Disclaimer: I own nothing. At all. Nothing. Not even the pebbles on the ground these people walk on. Not mine. Nope.

There is a briefly depressing moment here. I'll explain why I put it there to begin with in later chapters, 'kay?


"Why didn't you tell me, Mr. Wonka?"

Willy looked at Charlie, sighing through his nose after telling him (not in detail, of course!) what had happened the night of the date, and a possible reason for why he had freaked out and accused James of violating him. And the reason why James didn't accept his apology.

The two—Willy and Charlie, that is—were on their way to the glass elevator, and as Charlie had already asked why Willy was still wearing the goggles, Willy simply replied with, "Just 'cuz." The truth was because he was afraid his eyes were still red from crying and the brief sob-attack he had just moments before he entered his own factory. He hadn't cried like that in…he couldn't even remember the last time he cried like that.

"I didn't tell you," said Willy, stepping into the already open elevator and stepping aside to let Charlie in, "because I didn't want to scare you."

"Scare me?" Charlie scoffed. "Why would that scare me?"

Willy paused, shutting the elevator doors with a push of a button. "Well, let's see." He turned to Charlie with mock emotions. "Oh, Charlie, I lost my virginity to James, isn't that exciting? Oh, but I'm not excited, in fact, I feel like one of my own squirrels crawled into my body and died, decomposing slowly and agonizingly in the deepest abyss of my guts."

Charlie stared. That did scare him. To hear Willy Wonka say that was like hearing a priest talk casually about how wonderful Hell is.

"See?" Willy pressed the button that would take them to the Balm Room, already thinking of a new flavor of Balm….

-o-o-o-o-o-o-o-o-o-o-o-

"Why are you writing this?"

James stared at his desk, not looking up at Peter and Michael, who were standing in front of him, Peter reading the paper that James had handed him and keeping it out of Michael's reach. For good reason, since the paper had some pretty gory things written on it….

"Mr. Barrie…what's this?"

James raised his gaze to look at what Peter was pointing at. He immediately snatched the paper out of the boy's hands. "It's nothing," he mumbled, stuffing the red-spotted paper into his desk. "Get to bed, boys, I'll be there in a minute."

Peter stayed a bit after Michael ran off to bed, singing loudly and badly and not to mention unintelligibly. It was quite random, and James hid a chuckle. But he kept his eyes on Peter, who watched him, not showing any emotion on his face whatsoever.

"I might be asleep when you get up there, Mr. Barrie."

When Peter left, James rested his elbows on the desk and rubbed his face with his hands. What was he doing to himself? He had lost himself completely. He was so sure of things before that night. He was so confident.

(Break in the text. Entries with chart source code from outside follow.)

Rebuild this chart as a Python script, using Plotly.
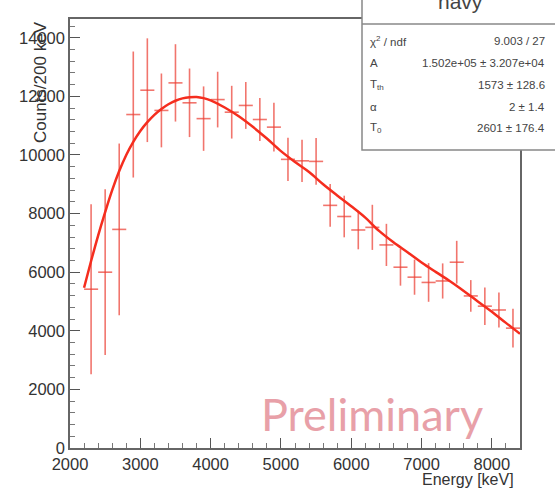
import plotly.graph_objects as go

# ---- data ----
energy = [2300, 2500, 2700, 2900, 3100, 3300, 3500, 3700, 3900, 4100, 4300,
          4500, 4700, 4900, 5100, 5300, 5500, 5700, 5900, 6100, 6300, 6500,
          6700, 6900, 7100, 7300, 7500, 7700, 7900, 8100, 8300]
counts = [5420, 6000, 7460, 11380, 12210, 11520, 12460, 11780, 11240, 11890,
          11460, 11690, 11210, 10950, 9850, 9800, 9780, 8280, 7900, 7440, 7530,
          6930, 6170, 5830, 5650, 5700, 6340, 5190, 4840, 4710, 4090]
count_err = [2900, 2830, 2930, 2150, 1770, 1260, 1320, 1170, 1100, 950, 900,
             800, 730, 830, 740, 720, 800, 730, 710, 660, 770, 720, 630, 600,
             660, 600, 730, 540, 640, 600, 660]
bin_half = [100] * len(energy)

fit_E = [2200, 2300, 2400, 2500, 2600, 2700, 2800, 2900, 3000, 3100, 3200,
         3300, 3400, 3500, 3600, 3700, 3800, 3900, 4000, 4200, 4400, 4600,
         4800, 5000, 5200, 5400, 5600, 5800, 6000, 6200, 6400, 6600, 6800,
         7000, 7200, 7400, 7600, 7800, 8000, 8200, 8400]
fit_val = [5470, 6380, 7250, 8050, 8800, 9450, 10000, 10450, 10820, 11120,
           11370, 11570, 11730, 11850, 11930, 11970, 11980, 11940, 11860,
           11620, 11320, 10960, 10560, 10130, 9760, 9420, 9000, 8620, 8250,
           7860, 7400, 7020, 6680, 6330, 6010, 5700, 5360, 5000, 4650, 4270,
           3900]

stat_labels = ["χ<sup>2</sup> / ndf", "A", "T<sub>th</sub>", "α", "T<sub>0</sub>"]
stat_values = ["9.003 / 27", "1.502e+05 ± 3.207e+04", "1573 ± 128.6",
               "2 ± 1.4", "2601 ± 176.4"]

W, H = 555, 489
ML, MR, MT, MB = 70, 35, 19, 41
PW, PH = W - ML - MR, H - MT - MB


def px(x):
    return (x - ML) / PW


def py(y):
    return (H - MB - y) / PH


fig = go.Figure()
fig.add_trace(go.Scatter(
    x=energy, y=counts, mode="markers",
    marker=dict(size=1, color="rgba(236,70,60,0.0)"),
    error_y=dict(type="data", array=count_err, color="rgba(236,64,52,0.72)",
                 thickness=1.6, width=0),
    error_x=dict(type="data", array=bin_half, color="rgba(236,64,52,0.72)",
                 thickness=1.6, width=0),
    showlegend=False, hoverinfo="skip"))
fig.add_trace(go.Scatter(
    x=fit_E, y=fit_val, mode="lines", line=dict(color="#f52d1e", width=2.5,
                                                 shape="spline"),
    showlegend=False, hoverinfo="skip"))

axis_font = dict(family="Liberation Sans, Arial, sans-serif", size=16.5,
                 color="#333")
fig.update_xaxes(range=[2000, 8400], dtick=1000, tick0=2000, ticks="inside",
                 ticklen=10, tickwidth=1, tickcolor="#555",
                 minor=dict(ticks="inside", ticklen=5, dtick=200,
                            tickcolor="#777"),
                 showline=True, linecolor="#666", linewidth=1.5, mirror=True,
                 showgrid=False, zeroline=False, tickfont=axis_font,
                 tickformat="d")
fig.update_yaxes(range=[0, 14640], dtick=2000, tick0=0, ticks="inside",
                 ticklen=10, tickwidth=1, tickcolor="#555",
                 minor=dict(ticks="inside", ticklen=5, dtick=400,
                            tickcolor="#777"),
                 showline=True, linecolor="#666", linewidth=1.5, mirror=True,
                 showgrid=False, zeroline=False, tickfont=axis_font,
                 ticklabelstandoff=0, tickformat="d")

shapes = [
    dict(type="rect", xref="paper", yref="paper", x0=px(362), x1=px(570),
         y0=py(150), y1=py(-10), line=dict(color="#888", width=1.5),
         fillcolor="white", layer="above"),
    dict(type="line", xref="paper", yref="paper", x0=px(362), x1=px(570),
         y0=py(24), y1=py(24), line=dict(color="#888", width=1.5),
         layer="above"),
]

stat_font = dict(family="Liberation Sans, Arial, sans-serif", size=11.5,
                 color="#444")
annotations = [
    dict(text="navy", xref="paper", yref="paper", x=px(460), y=py(1),
         xanchor="center", yanchor="middle", showarrow=False,
         font=dict(family="Liberation Sans, Arial, sans-serif", size=21,
                   color="#444")),
    dict(text="Counts/200 keV", xref="paper", yref="paper", x=px(40),
         y=py(19), xanchor="center", yanchor="top", textangle=-90,
         showarrow=False, font=dict(family="Liberation Sans, Arial, sans-serif",
                                    size=17, color="#333")),
    dict(text="Energy [keV]", xref="paper", yref="paper", x=px(516),
         y=py(480), xanchor="right", yanchor="middle", showarrow=False,
         font=dict(family="Liberation Sans, Arial, sans-serif", size=16,
                   color="#333")),
    dict(text="Preliminary", xref="paper", yref="paper", x=px(259),
         y=py(414), xanchor="left", yanchor="middle", showarrow=False,
         font=dict(family="Lato, sans-serif", size=45, color="#e8a0a8")),
]
row_y = [41.5, 63, 85, 106.5, 128]
for lab, val, yy in zip(stat_labels, stat_values, row_y):
    annotations.append(dict(text=lab, xref="paper", yref="paper", x=px(368),
                            y=py(yy), xanchor="left", yanchor="middle",
                            showarrow=False, font=stat_font))
    annotations.append(dict(text=val, xref="paper", yref="paper", x=px(547),
                            y=py(yy), xanchor="right", yanchor="middle",
                            showarrow=False, font=stat_font))

fig.update_layout(width=W, height=H, margin=dict(l=ML, r=MR, t=MT, b=MB),
                  paper_bgcolor="white", plot_bgcolor="white",
                  shapes=shapes, annotations=annotations, showlegend=False)
fig.write_html("out.html")
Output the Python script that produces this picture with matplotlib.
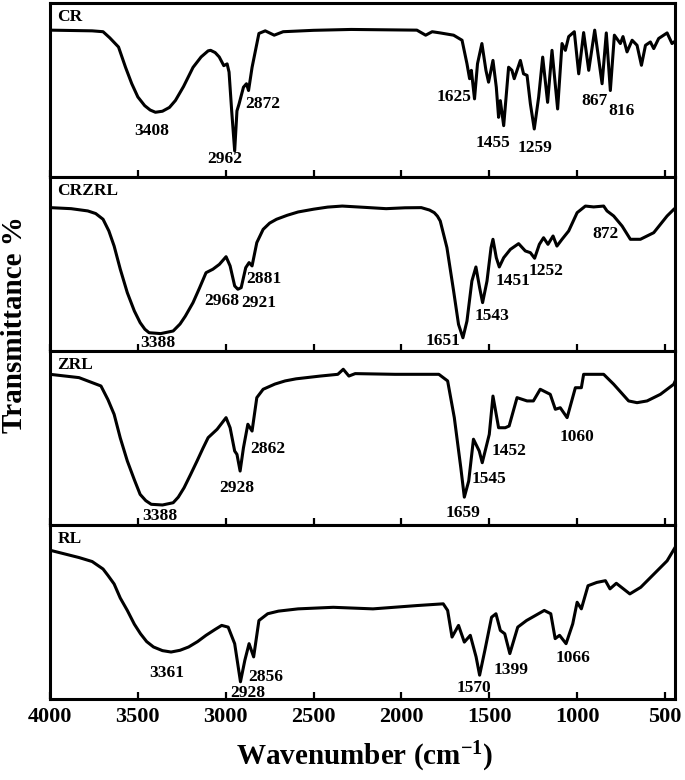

But just like betting, he gambled his entire life on being with Willy, and because Willy lost, so did he.

James peered through his fingers at the desk, and after a few moments' hesitation, he pulled the paper back out again.

I'm stuck here all alone

I have no one who's there

In the darkest times in the shadows

Where comes in the rush of cold air

Searching for the light

Wherever there's dark, it's right here

It's not there anymore

And here I stand, crazed with fear

The deepest desires scorch my soul

The ones I've tried not to appease

The symptoms I've tried to hide

My withdrawal slides in with ease

Sinking into the black void

Shot out of control, my mind protests

I need the light to stop this madness

To put my insanity to rest

The deepest penetration digs in firm

Beneath fires of hell on my skin

Rusting the sturdiest metal

And corrupting the thoughts within

Caged and trapped in solitude

I feel like I cannot let go

Swirling in my mind are the memories

Into which my whole existence flows

It's right there where I need it

Before thelethal kiss

I could not repel I had no control

Crashing right into bliss

You're captured you're inside my soul

It's too late you can't turn back

Get away, I need to stop

The train has fallen off track

My mind is where we found it

The heat of the room burns my mind

You're my want my need my life

You have me in a powerful bind

I can't get enough of you

You're not with me this is true

My heart is you it tears at my nerves

I'm not going to pull through

It has to hurt it did when we stopped

Now it's an addiction of all my fears

Its passionate mind has fallen for you

Got me living on the verge of tears

Right under that—James sighed as he looked at it again—was a blood stain. In his hands—James drew in a deep breath as he looked at it again—was the gleaming, sharp culprit.

James put the razor and poem back into his desk, scratching very lightly at the marks on his arm under his sleeve as he got up to tuck the boys in for the night.


Before you murdelize me, there IS a reason for all that. By the way, I wrote the poem. No, seriously, I did.